Listing:
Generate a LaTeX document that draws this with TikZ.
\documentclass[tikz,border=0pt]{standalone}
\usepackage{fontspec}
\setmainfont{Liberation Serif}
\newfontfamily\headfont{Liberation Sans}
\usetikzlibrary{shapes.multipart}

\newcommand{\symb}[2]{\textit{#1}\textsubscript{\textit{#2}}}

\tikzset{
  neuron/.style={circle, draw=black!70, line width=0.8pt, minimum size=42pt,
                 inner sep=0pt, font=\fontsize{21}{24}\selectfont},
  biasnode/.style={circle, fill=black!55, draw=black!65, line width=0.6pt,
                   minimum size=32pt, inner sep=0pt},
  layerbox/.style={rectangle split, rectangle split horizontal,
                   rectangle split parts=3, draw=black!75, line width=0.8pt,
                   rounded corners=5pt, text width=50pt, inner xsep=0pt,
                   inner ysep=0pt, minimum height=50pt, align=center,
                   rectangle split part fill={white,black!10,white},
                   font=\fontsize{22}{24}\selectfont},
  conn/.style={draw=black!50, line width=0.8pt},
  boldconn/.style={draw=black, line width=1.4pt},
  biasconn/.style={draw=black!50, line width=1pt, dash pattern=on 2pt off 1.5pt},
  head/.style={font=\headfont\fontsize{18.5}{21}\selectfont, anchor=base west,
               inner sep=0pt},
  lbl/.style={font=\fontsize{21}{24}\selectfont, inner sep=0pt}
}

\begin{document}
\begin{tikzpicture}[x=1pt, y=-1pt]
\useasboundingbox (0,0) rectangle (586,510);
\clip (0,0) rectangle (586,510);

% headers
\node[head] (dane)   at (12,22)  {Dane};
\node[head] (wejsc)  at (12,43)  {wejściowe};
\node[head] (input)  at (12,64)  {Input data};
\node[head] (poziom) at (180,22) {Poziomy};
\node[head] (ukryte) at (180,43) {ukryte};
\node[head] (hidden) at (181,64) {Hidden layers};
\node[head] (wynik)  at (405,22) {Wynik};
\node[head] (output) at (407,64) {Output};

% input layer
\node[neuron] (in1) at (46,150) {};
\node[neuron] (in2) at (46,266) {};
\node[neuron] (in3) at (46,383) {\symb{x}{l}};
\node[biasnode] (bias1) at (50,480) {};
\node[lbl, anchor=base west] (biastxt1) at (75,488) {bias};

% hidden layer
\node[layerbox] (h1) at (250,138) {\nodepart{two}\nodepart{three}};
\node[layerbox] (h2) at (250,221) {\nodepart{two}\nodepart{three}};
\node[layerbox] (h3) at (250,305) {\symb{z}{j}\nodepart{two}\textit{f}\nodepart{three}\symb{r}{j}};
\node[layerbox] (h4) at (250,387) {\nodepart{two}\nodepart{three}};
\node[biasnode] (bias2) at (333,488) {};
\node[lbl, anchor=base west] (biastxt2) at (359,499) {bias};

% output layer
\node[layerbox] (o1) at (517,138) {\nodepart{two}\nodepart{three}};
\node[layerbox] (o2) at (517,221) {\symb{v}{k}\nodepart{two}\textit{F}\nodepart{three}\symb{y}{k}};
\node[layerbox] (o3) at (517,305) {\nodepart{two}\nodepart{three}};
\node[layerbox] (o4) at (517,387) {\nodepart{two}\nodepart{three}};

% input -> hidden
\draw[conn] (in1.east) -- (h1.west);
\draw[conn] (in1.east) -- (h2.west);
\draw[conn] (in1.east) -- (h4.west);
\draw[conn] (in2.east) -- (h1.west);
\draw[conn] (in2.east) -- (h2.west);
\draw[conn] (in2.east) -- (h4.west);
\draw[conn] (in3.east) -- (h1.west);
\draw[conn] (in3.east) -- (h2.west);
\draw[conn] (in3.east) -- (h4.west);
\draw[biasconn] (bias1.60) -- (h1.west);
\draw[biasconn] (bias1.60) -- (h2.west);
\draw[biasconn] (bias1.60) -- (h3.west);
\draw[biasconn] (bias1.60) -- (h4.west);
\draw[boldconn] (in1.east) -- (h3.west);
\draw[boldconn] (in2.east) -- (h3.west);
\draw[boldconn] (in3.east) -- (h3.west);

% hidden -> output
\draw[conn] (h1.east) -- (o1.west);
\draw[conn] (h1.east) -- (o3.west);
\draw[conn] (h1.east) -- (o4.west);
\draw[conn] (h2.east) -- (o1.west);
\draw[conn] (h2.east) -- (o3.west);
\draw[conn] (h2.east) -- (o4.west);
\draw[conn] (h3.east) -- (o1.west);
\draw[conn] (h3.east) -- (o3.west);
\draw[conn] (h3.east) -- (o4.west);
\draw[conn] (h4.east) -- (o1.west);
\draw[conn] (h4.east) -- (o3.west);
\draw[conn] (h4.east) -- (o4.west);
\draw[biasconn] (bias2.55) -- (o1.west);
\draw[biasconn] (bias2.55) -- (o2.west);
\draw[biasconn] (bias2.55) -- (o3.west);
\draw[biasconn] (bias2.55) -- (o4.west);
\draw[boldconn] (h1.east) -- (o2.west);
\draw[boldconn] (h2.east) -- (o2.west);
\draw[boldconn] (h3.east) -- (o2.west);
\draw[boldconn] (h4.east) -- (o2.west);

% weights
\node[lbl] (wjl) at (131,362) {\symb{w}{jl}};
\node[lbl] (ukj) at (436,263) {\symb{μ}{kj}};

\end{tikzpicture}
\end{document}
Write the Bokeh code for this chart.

To be done: Provide an exact reproduction of all the entries shown above.

Exercise answer:
Generate a LaTeX document that draws this with TikZ.
\documentclass[tikz,border=0pt]{standalone}
\usepackage{fontspec}
\setmainfont{Liberation Serif}
\newfontfamily\headfont{Liberation Sans}
\usetikzlibrary{shapes.multipart}

\newcommand{\symb}[2]{\textit{#1}\textsubscript{\textit{#2}}}

\tikzset{
  neuron/.style={circle, draw=black!70, line width=0.8pt, minimum size=42pt,
                 inner sep=0pt, font=\fontsize{21}{24}\selectfont},
  biasnode/.style={circle, fill=black!55, draw=black!65, line width=0.6pt,
                   minimum size=32pt, inner sep=0pt},
  layerbox/.style={rectangle split, rectangle split horizontal,
                   rectangle split parts=3, draw=black!75, line width=0.8pt,
                   rounded corners=5pt, text width=50pt, inner xsep=0pt,
                   inner ysep=0pt, minimum height=50pt, align=center,
                   rectangle split part fill={white,black!10,white},
                   font=\fontsize{22}{24}\selectfont},
  conn/.style={draw=black!50, line width=0.8pt},
  boldconn/.style={draw=black, line width=1.4pt},
  biasconn/.style={draw=black!50, line width=1pt, dash pattern=on 2pt off 1.5pt},
  head/.style={font=\headfont\fontsize{18.5}{21}\selectfont, anchor=base west,
               inner sep=0pt},
  lbl/.style={font=\fontsize{21}{24}\selectfont, inner sep=0pt}
}

\begin{document}
\begin{tikzpicture}[x=1pt, y=-1pt]
\useasboundingbox (0,0) rectangle (586,510);
\clip (0,0) rectangle (586,510);

% headers
\node[head] (dane)   at (12,22)  {Dane};
\node[head] (wejsc)  at (12,43)  {wejściowe};
\node[head] (input)  at (12,64)  {Input data};
\node[head] (poziom) at (180,22) {Poziomy};
\node[head] (ukryte) at (180,43) {ukryte};
\node[head] (hidden) at (181,64) {Hidden layers};
\node[head] (wynik)  at (405,22) {Wynik};
\node[head] (output) at (407,64) {Output};

% input layer
\node[neuron] (in1) at (46,150) {};
\node[neuron] (in2) at (46,266) {};
\node[neuron] (in3) at (46,383) {\symb{x}{l}};
\node[biasnode] (bias1) at (50,480) {};
\node[lbl, anchor=base west] (biastxt1) at (75,488) {bias};

% hidden layer
\node[layerbox] (h1) at (250,138) {\nodepart{two}\nodepart{three}};
\node[layerbox] (h2) at (250,221) {\nodepart{two}\nodepart{three}};
\node[layerbox] (h3) at (250,305) {\symb{z}{j}\nodepart{two}\textit{f}\nodepart{three}\symb{r}{j}};
\node[layerbox] (h4) at (250,387) {\nodepart{two}\nodepart{three}};
\node[biasnode] (bias2) at (333,488) {};
\node[lbl, anchor=base west] (biastxt2) at (359,499) {bias};

% output layer
\node[layerbox] (o1) at (517,138) {\nodepart{two}\nodepart{three}};
\node[layerbox] (o2) at (517,221) {\symb{v}{k}\nodepart{two}\textit{F}\nodepart{three}\symb{y}{k}};
\node[layerbox] (o3) at (517,305) {\nodepart{two}\nodepart{three}};
\node[layerbox] (o4) at (517,387) {\nodepart{two}\nodepart{three}};

% input -> hidden
\draw[conn] (in1.east) -- (h1.west);
\draw[conn] (in1.east) -- (h2.west);
\draw[conn] (in1.east) -- (h4.west);
\draw[conn] (in2.east) -- (h1.west);
\draw[conn] (in2.east) -- (h2.west);
\draw[conn] (in2.east) -- (h4.west);
\draw[conn] (in3.east) -- (h1.west);
\draw[conn] (in3.east) -- (h2.west);
\draw[conn] (in3.east) -- (h4.west);
\draw[biasconn] (bias1.60) -- (h1.west);
\draw[biasconn] (bias1.60) -- (h2.west);
\draw[biasconn] (bias1.60) -- (h3.west);
\draw[biasconn] (bias1.60) -- (h4.west);
\draw[boldconn] (in1.east) -- (h3.west);
\draw[boldconn] (in2.east) -- (h3.west);
\draw[boldconn] (in3.east) -- (h3.west);

% hidden -> output
\draw[conn] (h1.east) -- (o1.west);
\draw[conn] (h1.east) -- (o3.west);
\draw[conn] (h1.east) -- (o4.west);
\draw[conn] (h2.east) -- (o1.west);
\draw[conn] (h2.east) -- (o3.west);
\draw[conn] (h2.east) -- (o4.west);
\draw[conn] (h3.east) -- (o1.west);
\draw[conn] (h3.east) -- (o3.west);
\draw[conn] (h3.east) -- (o4.west);
\draw[conn] (h4.east) -- (o1.west);
\draw[conn] (h4.east) -- (o3.west);
\draw[conn] (h4.east) -- (o4.west);
\draw[biasconn] (bias2.55) -- (o1.west);
\draw[biasconn] (bias2.55) -- (o2.west);
\draw[biasconn] (bias2.55) -- (o3.west);
\draw[biasconn] (bias2.55) -- (o4.west);
\draw[boldconn] (h1.east) -- (o2.west);
\draw[boldconn] (h2.east) -- (o2.west);
\draw[boldconn] (h3.east) -- (o2.west);
\draw[boldconn] (h4.east) -- (o2.west);

% weights
\node[lbl] (wjl) at (131,362) {\symb{w}{jl}};
\node[lbl] (ukj) at (436,263) {\symb{μ}{kj}};

\end{tikzpicture}
\end{document}
Write the Bokeh code for this chart.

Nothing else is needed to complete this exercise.